Duncan gets fouled and makes one of two free throws, providing a little breathing room.

Marbury goes for the quick two, gets it and then Parker is fouled. The 20-year-old makes the first, but misses the second!

The hope for about 0.4 seconds is evaporated by none other than Duncan. He gets the offensive rebound and his redemption to end the game at the foul line, needing to make both to make it a four-point game with 5.1 seconds left. Now it's really over.

Inexplicably, he misses the first. I shot a look at my dad, who was muttering to himself about the horrible shot Marbury is about to dart down the floor to chuck up to try and tie the game.

Then, the unthinkable. He missed both! We can win the game! I jump out of my seat, practically headbutting the TV I'm so close to it as my dad screams at me to move. I dart out of the way as Marbury brings the ball past half-court, looking for that shot my dad and I knew was coming that wouldn't be real pretty. (It's amazing to watch Marbury during the rebound. He goes to his normal default position for an outlet pass and then has the ball tipped right to his area to start the run himself.)

Marbury, facing the right corner of the floor as he glides up to take the shot, turns and fires, overextending his hips to face the left corner. It was as bad as my dad had predicted.

BUTTER! I do something more ridiculous than Frank Johnson, parading around the bedroom and refusing to even see the results of the review.
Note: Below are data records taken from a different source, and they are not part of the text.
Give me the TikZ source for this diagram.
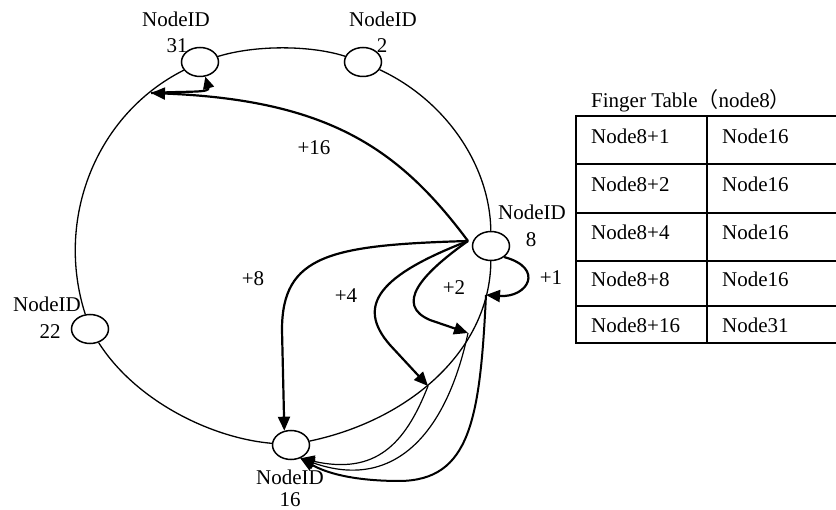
\documentclass[tikz,border=0pt]{standalone}
\usepackage{fontspec}
\setmainfont{Liberation Serif}
\newfontfamily\cjkfont{Noto Sans CJK SC}
\usetikzlibrary{arrows.meta,shapes.geometric}
\begin{document}
\begin{tikzpicture}[x=1pt,y=-1pt,
  every node/.style={font=\fontsize{21}{24}\selectfont, inner sep=0pt},
  peer/.style={ellipse,draw,line width=1.5pt,minimum width=37pt,minimum height=29pt},
  ring/.style={line width=1.3pt},
  arr/.style={line width=2.2pt,-{Triangle[length=14pt,width=12pt]}},
  smallarr/.style={line width=2.2pt,-{Triangle[length=12pt,width=11pt]}},
  back/.style={line width=1.2pt,-{Triangle[length=14pt,width=12pt]}},
  lbl/.style={anchor=base},
  cell/.style={anchor=base west},
  tabline/.style={line width=2pt}]
\useasboundingbox (0,0) rectangle (836,510);

% peers
\node[peer] (n31) at (200,62) {};
\node[peer] (n2) at (363,62) {};
\node[peer] (n8) at (491,246) {};
\node[peer] (n22) at (90,329) {};
\node[peer] (n16) at (291,445) {};

% ring
\draw[ring] (n31) .. controls (255,45) and (310,45) .. (n2);
\draw[ring] (n2) .. controls (445,100) and (490,165) .. (n8);
\draw[ring] (n8) .. controls (490,350) and (410,420) .. (n16);
\draw[ring] (n16) .. controls (210,438) and (135,400) .. (n22);
\draw[ring] (n22) .. controls (55,220) and (95,115) .. (n31);

% points on the ring
\coordinate (s8) at (468,241);
\coordinate (p16) at (151,93);
\coordinate (p1) at (486,295);
\coordinate (p2) at (468,333);
\coordinate (p4) at (428,386);

% finger arrows
\draw[arr] (s8) .. controls (400,150) and (330,100) .. (p16);
\draw[smallarr] (p16) .. controls (190,91) and (210,93) .. (n31.-70);
\draw[arr] (s8) .. controls (330,245) and (282,255) .. (282,330) -- (n16.115);
\draw[arr] (s8) .. controls (380,275) and (355,305) .. (390,345) -- (p4);
\draw[arr] (s8) .. controls (420,275) and (395,305) .. (430,320) -- (p2);
\draw[arr] (n8.-40) .. controls (545,268) and (528,298) .. (p1);

% returns to node 16
\draw[back] (p4) .. controls (405,445) and (375,475) .. (n16.-55);
\draw[back] (p2) .. controls (445,440) and (390,490) .. (n16.-55);
\draw[back,line width=2pt] (p1) .. controls (480,420) and (470,480) .. (400,481) .. controls (360,481) and (330,475) .. (n16.-55);

% labels
\node[lbl] (t31a) at (176,27) {NodeID};
\node[lbl] (t31b) at (177,53) {31};
\node[lbl] (t2a) at (383,27) {NodeID};
\node[lbl] (t2b) at (382,53) {2};
\node[lbl] (t8a) at (532,220) {NodeID};
\node[lbl] (t8b) at (531,246.5) {8};
\node[lbl] (t22a) at (47,312) {NodeID};
\node[lbl] (t22b) at (50,339) {22};
\node[lbl] (t16a) at (290,485) {NodeID};
\node[lbl] (t16b) at (290,507) {16};

\node[lbl] (d16) at (314,155) {+16};
\node[lbl] (d8) at (253,285.5) {+8};
\node[lbl] (d4) at (346,303) {+4};
\node[lbl] (d2) at (454,295) {+2};
\node[lbl] (d1) at (551,285) {+1};

% finger table
\node[cell] (title) at (591,108) {Finger Table{\cjkfont （}node8{\cjkfont ）}};
\foreach \y in {116.5,164.5,213,261,306,343}{
  \draw[tabline] (575,\y) -- (836,\y);
}
\draw[tabline] (576,116.5) -- (576,343);
\draw[tabline] (707,116.5) -- (707,343);
\node[cell] (a1) at (591,143.3) {Node8+1};
\node[cell] (b1) at (722,143.3) {Node16};
\node[cell] (a2) at (591,191.7) {Node8+2};
\node[cell] (b2) at (722,191.7) {Node16};
\node[cell] (a3) at (591,240) {Node8+4};
\node[cell] (b3) at (722,240) {Node16};
\node[cell] (a4) at (591,286.7) {Node8+8};
\node[cell] (b4) at (722,286.7) {Node16};
\node[cell] (a5) at (591,332.3) {Node8+16};
\node[cell] (b5) at (722,332.3) {Node31};
\end{tikzpicture}
\end{document}
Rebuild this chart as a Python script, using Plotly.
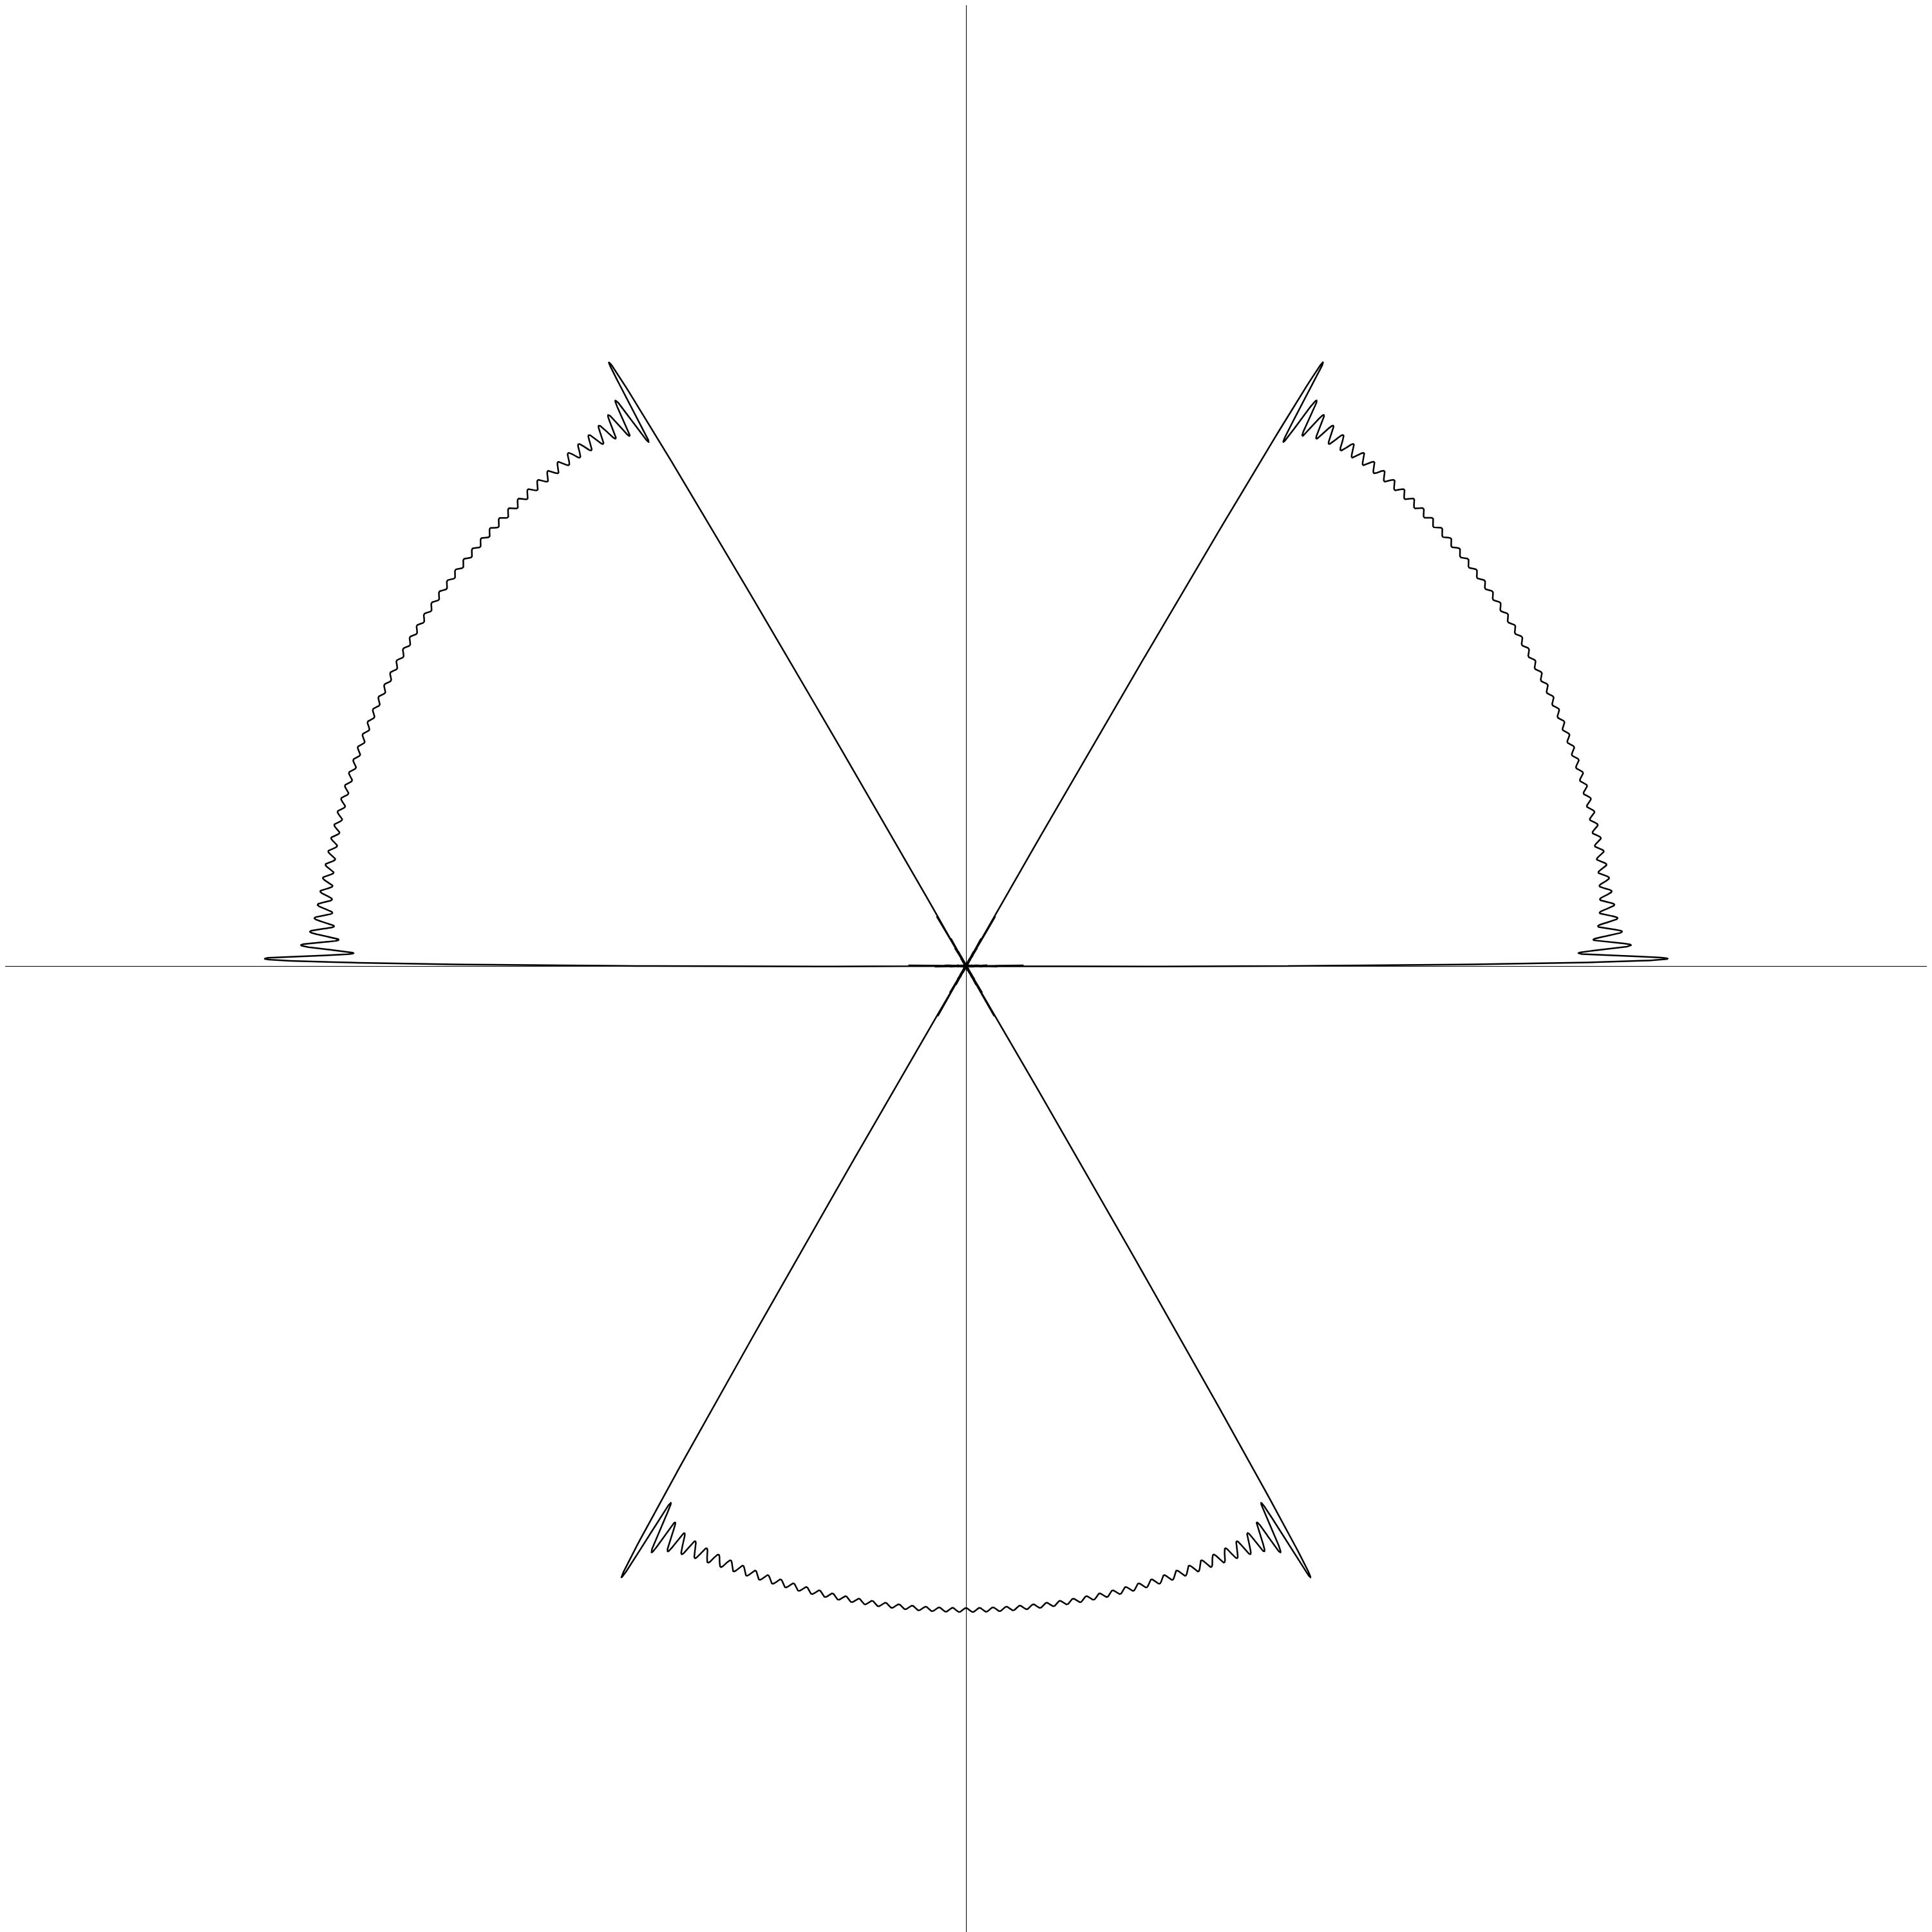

I knew it was good. My dad was fist-pumping like he knew it was coming the whole time. He wasn't even mentioning the fact that he banked it in, a small victory for me.

A shot of clarity and homerism shot through us after two minutes of dancing around. Screw David Robinson's swan song. Screw Tim Duncan's second MVP. Marbury eviscerated the entire city in their house and had to leave them to think about if that second title was ever going to come for at least the next two days.

My dad knew that was the moment of the season and to expect nothing more, but I was still seeing the title on its way. For those 48 hours in-between Game 1 and Game 2, that possibility was some of the best time I ever had growing up as a Suns fan.